川重、水素40%混焼できるガスタービン「DLE燃焼器」開発 NOxを抑制

20211213川重DLE燃焼器
【神戸経済ニュース】川崎重工業(7012)は、水素を体積比で40%まで混ぜた天然ガスを燃料として使えるガスタービンの「DLE燃焼器」を開発したと発表した。水や蒸気を噴射せずに燃焼温度を低く制御して窒素(ちっそ)酸化物(NOx)の発生を抑えるのがDLE燃焼器の特徴だが、燃料で水素の比率を高めると部分的に高温になりNOx排出量が増える課題を克服。他社製だと20〜30%程度が上限である水素の割合を引き上げた。水素エネルギーの利用による、カーボンニュートラル(二酸化炭素=CO2=排出量実質ゼロ)の実現に向け寄与する。(図はDLE燃焼器のイメージ図=川重提供)

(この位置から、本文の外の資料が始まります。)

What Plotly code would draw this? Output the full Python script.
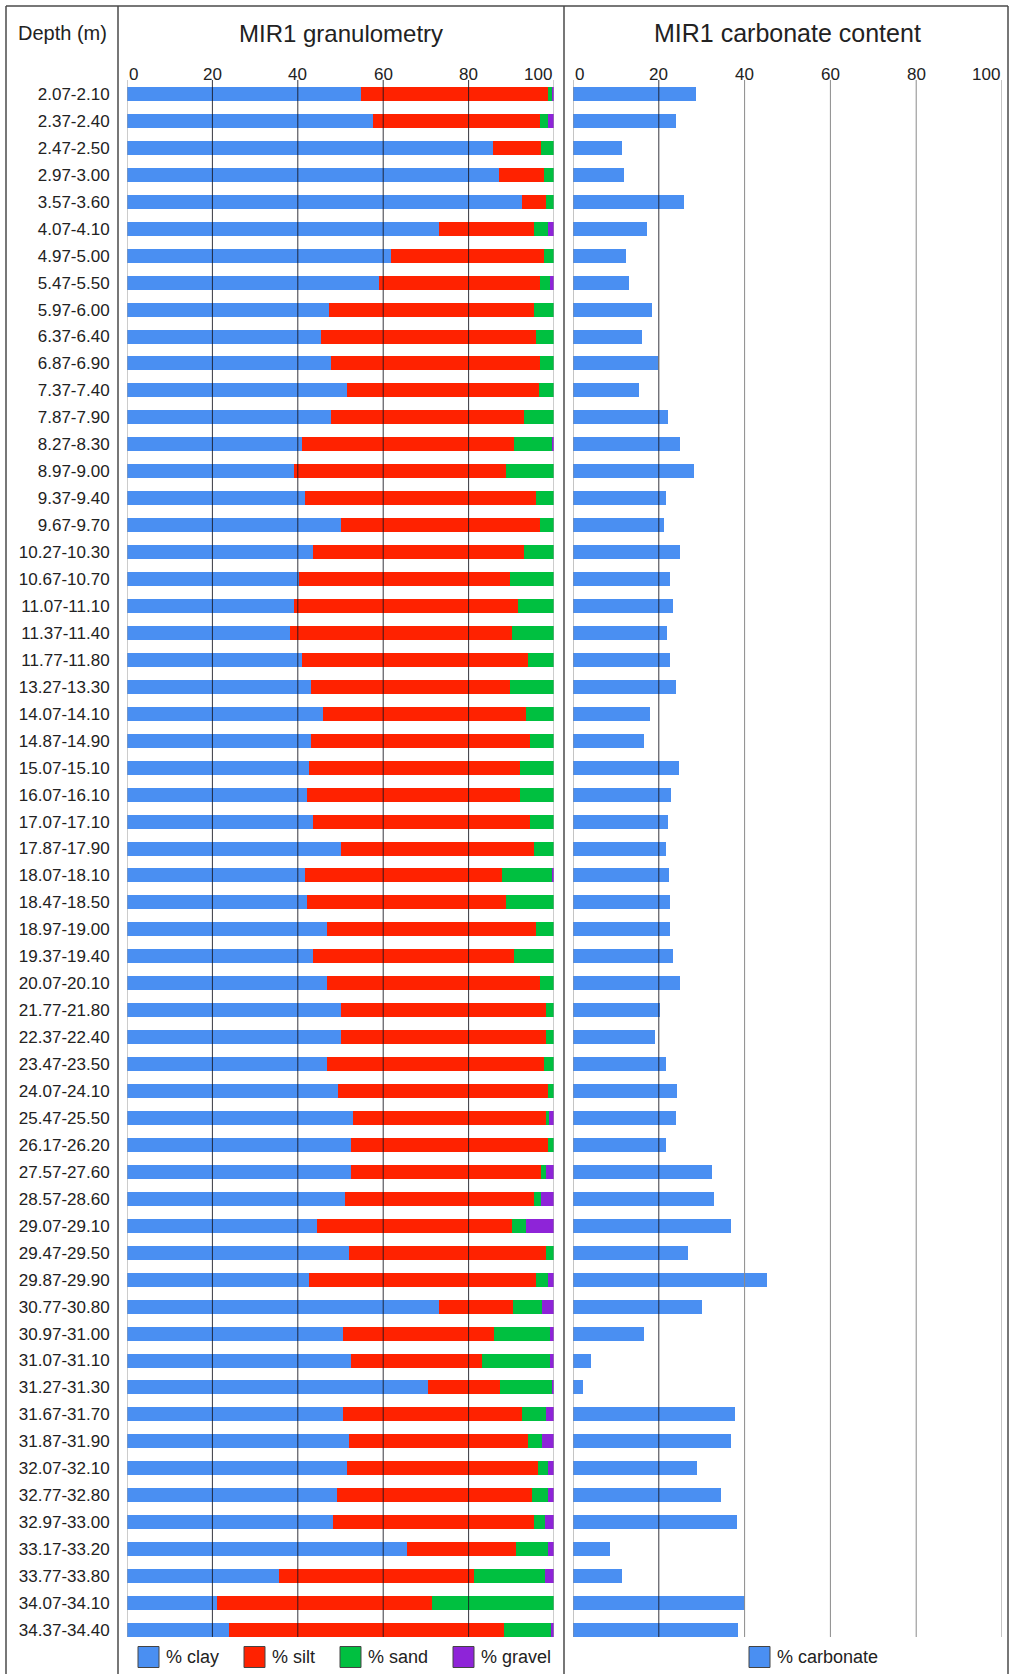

 水素は天然ガスに比べ燃焼速度が速く、燃焼温度も高い。このためガスタービンエンジンのメーンのバーナーで水素と天然ガスを混合した燃料を燃焼させると、局所的に高温になりやすかった。これが空気中の窒素を巻き込んでNOxの発生につながったり、バーナー部品の過熱などを引き起こしていた。だが、川重がこれまで積み上げた水素燃焼のノウハウを生かして、メーンバーナーでの燃焼と、「追い焚(だ)きバーナー」での燃焼に、燃料を配分する割合を適切に制御することで、NOxの発生を天然ガスだけで燃焼したケースとほぼ同等に抑えることができた。

 川重のガスタービンエンジンは、すでにメーンバーナーと追い焚きバーナーの両方を搭載することで、酸素濃度15%の際にNOx排出量15ppm(1ppmは1万分の1%)以下を、幅広い発電出力で実現。大気汚染防止法の規制値である84ppmを大幅に下回る水準だ。水素混焼に対応したDLE燃焼器の開発で、ガスタービン本体を改造せずに、システムの組み替えで水素を混合した燃料を使えるようになる。したがって、すでに設置済みで実績や信頼性があるガスタービンエンジンを使い続けられる。

 ガスタービンエンジンは始動時間が短く、冷却水も不要とあって発電設備に多く使われている。発電設備でのCO2発生を抑制するよう求められる中で、燃焼してもCO2を発生させない燃料を混焼する動きが広がっている。燃焼しても水蒸気しか発生しない水素を天然ガスに混ぜて燃焼させる方式も、将来の普及が見込まれる有力候補になる。そうした中で、既存施設の改修が少なく、投資額も抑えられる選択肢を新たに提示したといえそうだ。